Current Limitations and Updates Coming Soon

As of this writing, RapidFire AI has the following limitations. We are actively working on resolving these and welcome feedback on their utility for your use cases to help with prioritization.

Model Size

Any given run’s model for its batch size must fit on a single worker instance’s collective GPU memory. Note that it is NOT required that a model must fit on a single GPU, i.e., RapidFire AI automatically shard it for you across the multiple GPUs of a worker.

In the future, we plan to expand support for even larger models that require sharding across workers.

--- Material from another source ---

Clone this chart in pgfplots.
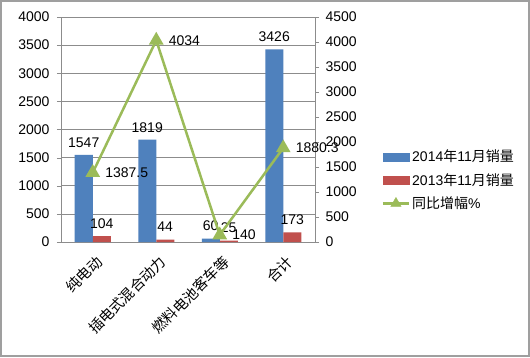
\documentclass[border=0pt]{standalone}
\usepackage{pgfplots}
\pgfplotsset{compat=1.18}
\usepackage{fontspec}
\setmainfont{Liberation Sans}
\newfontfamily\cjk{Noto Sans CJK SC}
\definecolor{cblue}{HTML}{4F81BD}
\definecolor{cred}{HTML}{C0504D}
\definecolor{cgreen}{HTML}{9BBB59}
\definecolor{gridc}{HTML}{8C8C8C}
\begin{document}
\begin{tikzpicture}[x=1pt,y=1pt]
\useasboundingbox (0,0) rectangle (530,357);
\fill[white] (0,0) rectangle (530,357);
\draw[gray!75, line width=1.5pt] (1,1) rectangle (529,356);
\begin{axis}[
  at={(61pt,115pt)}, anchor=south west,
  scale only axis, width=254pt, height=225pt,
  xmin=-0.5, xmax=3.5, ymin=0, ymax=4000,
  ytick={0,500,...,4000},
  xtick={0,1,2,3},
  xticklabels={纯电动,插电式混合动力,燃料电池客车等,合计},
  x tick label style={rotate=45, anchor=east, font=\cjk\fontsize{14.5}{14.5}\selectfont, yshift=-14pt, xshift=-1pt},
  major x tick style={draw=none},
  extra x ticks={-0.5,0.5,1.5,2.5,3.5},
  extra x tick labels={},
  extra x tick style={major tick length=5pt, tick align=outside, grid=none, tick style={draw=gridc}},
  axis x line*=bottom, axis y line*=left,
  axis line style={gridc},
  ymajorgrids, grid style={gridc, line width=0.6pt},
  y tick style={gridc}, tick align=outside, major tick length=4pt,
  y tick label style={font=\fontsize{14}{16}\selectfont, xshift=-4pt},
  /pgf/number format/assume math mode=true,
  /pgf/number format/1000 sep={},
  ybar=0pt, bar width=18pt,
  nodes near coords,
  point meta=explicit symbolic,
  every node near coord/.append style={font=\fontsize{14}{16}\selectfont, black, yshift=4pt},
  clip=false,
]
\addplot[fill=cblue, draw=none] table[meta=l]{
x y l
0 1547 1547
1 1819 1819
2 60 60
3 3426 3426
};
\addplot[fill=cred, draw=none] table[meta=l]{
x y l
0 104 104
1 44 44
2 25 25
3 173 173
};
\end{axis}
\begin{axis}[
  at={(61pt,115pt)}, anchor=south west,
  scale only axis, width=254pt, height=225pt,
  xmin=-0.5, xmax=3.5, ymin=0, ymax=4500,
  ytick={0,500,...,4500},
  axis x line=none, axis y line*=right,
  axis line style={gridc},
  y tick style={gridc}, tick align=outside, major tick length=4pt,
  y tick label style={font=\fontsize{14}{16}\selectfont, xshift=3pt},
  /pgf/number format/assume math mode=true,
  /pgf/number format/1000 sep={},
  clip=false,
  legend style={at={(1.25,0.275)}, anchor=west, draw=none, fill=none,
    font=\fontsize{14}{16}\selectfont, row sep=6pt, cells={anchor=west}},
]
\addlegendimage{legend image code/.code={\fill[cblue] (0pt,-4pt) rectangle (26pt,4pt);}}
\addlegendentry{2014{\cjk 年}11{\cjk 月销量}}
\addlegendimage{legend image code/.code={\fill[cred] (0pt,-4pt) rectangle (26pt,4pt);}}
\addlegendentry{2013{\cjk 年}11{\cjk 月销量}}
\addlegendimage{legend image code/.code={\draw[cgreen, line width=2.5pt] (0pt,0pt) -- (26pt,0pt); \fill[cgreen] (13pt,0pt) +(90:6pt) -- +(210:6pt) -- +(330:6pt) -- cycle;}}
\addlegendentry{{\cjk 同比增幅}\%}
\addplot[cgreen, line width=2.5pt, mark=triangle*, mark size=6pt, mark options={solid, fill=cgreen},
  nodes near coords, point meta=explicit symbolic,
  every node near coord/.style={anchor=west, xshift=8pt, black, font=\fontsize{14}{16}\selectfont},
  forget plot] table[meta=l]{
x y l
0 1387.5 1387.5
1 4034 4034
2 140 140
3 1880.3 1880.3
};
\end{axis}
\end{tikzpicture}
\end{document}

Cap on Multi-Node Parallelism

When a run uses multiple worker instances, RapidFire AI uses PyTorch’s native distributed data parallelism (DDP) across workers to reduce runtimes. But on commodity networks, that can quickly lead to sub-linear speedups or even slowdowns when a run uses too many workers. So, RapidFire AI caps the maximum number of workers per run with a configurable knob max_multi_nodes.

By default max_multi_nodes is set at 2, but you can change its value under a specially recognized “dev_knobs” section in the config dictionary given to run_fit(). We recommend raising max_multi_nodes only if you have very large batch sizes for all runs, have relatively few GPUs per worker, and/or the processing is very GPU-intensive for your model. Note that the SGD batch size your give is global, i.e., it is split across all GPUs of all workers. For example, suppose you have 4 GPUs per worker:

  • For a small CNN, it might be better to set max_multi_nodes to 3 with a batch size of 600.

  • For a larger Transformer, it might better to set max_multi_nodes to 4 even with a batch size of 64.

In the near future, we plan to automate the selection of max_multi_nodes in a run-specific manner. That will free you to focus even more on accuracy-oriented knobs, while being confident that RapidFire AI rightsizes all parallelism for you to both minimize runtime and maximize GPU utilization.

Script-based Jobs Without Jupyter

Jupyter is popular for exploration and first development of the training/tuning pipeline. But teams often prefer to execute such long-running jobs as a script scheduled offline, perhaps nightly.

In the near future, we plan to release a fully command-line based utility to submit your RapidFire AI code to run on a RapidFire AI cluster without needing to use Jupyter.

Semi-Automated IC Ops

Triggering IC Ops manually from the dashboard is feasible only if there is a human in the loop. But IC Ops are useful even in offline scripted settings based on application logic, e.g., stop 90% of runs with poor validation metrics and clone-modify the top 10% to drill down into more fine-grained values for their knobs.

In the near future, we plan to update the MLSpec API to let you specify such custom semi-automation for IC Ops in code using the runs’ metrics and epoch counts.

Named Metrics Roster

DL is now the norm for 100s of types of prediction and generation use cases in AI. In the near future, we plan to expand the roster of named metrics supported by RapidFire AI, as well as its API in general, to cover even more of such use cases. This includes categorical metrics such as precision, recall, F1, sensitivity, specificity, and AuROC; NLP-specific metrics such as Rouge, BLEU, and perplexity; and CV-specific metrics such as the COCO metrics and CLIP score.

LLM-Specific Training, Fine-Tuning, and Inference

Finally, autoregressive promptable LLMs such as the Llama models are increasingly being customized with more specific techniques such as the following:

  • Parameter-Efficient Fine-Tuning (PEFT) methods such as Low-Rank Adaptation (LoRA) to avoid updating the original weight tensors.

  • Supervised Fine-Tuning (SFT) with labeled prompt-generation pairs.

  • Continued pre-training with self-supervision on unlabeled data.

  • Reinforcement learning-based methods such as Direct Policy Optimization (DPO) and Group-Relative Policy Optimization (GRPO) involving a frozen reference model, a trainable policy model, and a reward function.

  • Optimized batch inference such as Paged Attention with vLLM.

We are actively working on updating the MLSpec API to more easily specify such LLM-specific forms of training and inference in RapidFire AI. It will offer first-class support for Hugging Face libraries such as PEFT and TRL, as well as for vLLM.